Below are the questions I have,
1. Suppose if there are 4 strata layers, until which strata layer multiple threads of mergeout
can work? Does only 1 thread operate on the uppermost strata layer?
2. Does mergeout
happen in WOS? If it does, is it a good idea to make the frequency of mergeout
more than moveout
?
3. If I have set both MergeOutInterval = 600
and MoveOutSizePct='20%'
, which variable has higher precedence?
4. What is the difference between ROSPerStratum
and MaxROSPerStratum
? Will MaxROSPerStratum
override ROSPerStratum
if I have set MaxMrgOutROSSizeMB
to a predefined value?
6. If my query answers are coming from multiple small ROS containers which are to be merged, will increasing executionparallelism
(for the analytical query pool) help in any way?
5. If I have defined MaxMrgOutROSSizeMB
to a particular value, can I manually merge a projection to get a bigger ROS Container?
For example when I archived the older partition with may small ROS, and that point I am willing to consolidate the bigger containers into one.
Lastly, the reason for all these questions above is that,
I have a very large table(200 columns, billion rows per week, 5-6 weeks)

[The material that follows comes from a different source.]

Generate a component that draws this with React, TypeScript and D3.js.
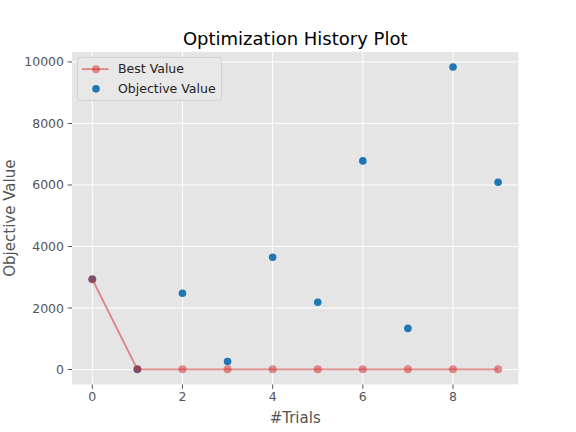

with partition size of around 10GB per partition for the super-projection.
And real-time loading from Kafka write a batch of around 20-30MB/batch (1 or 2 batches in 1 minute)
After 20-26 hours when mini-ROS are consolidated to larger ROS, then the performance of queries(100 queries per minute) tanks,
so much so that the application SLA is breached.
Please feel free to correct me where I am wrong.
Any advice for performance improvement will be helpful.
Let me know for any clarifications.
Below is a very related question with my scenarios, unanswered in stackexchange.
How can I reduce the Tuple Mover's disk I/O impact for mergeouts?
Thanks,
Minat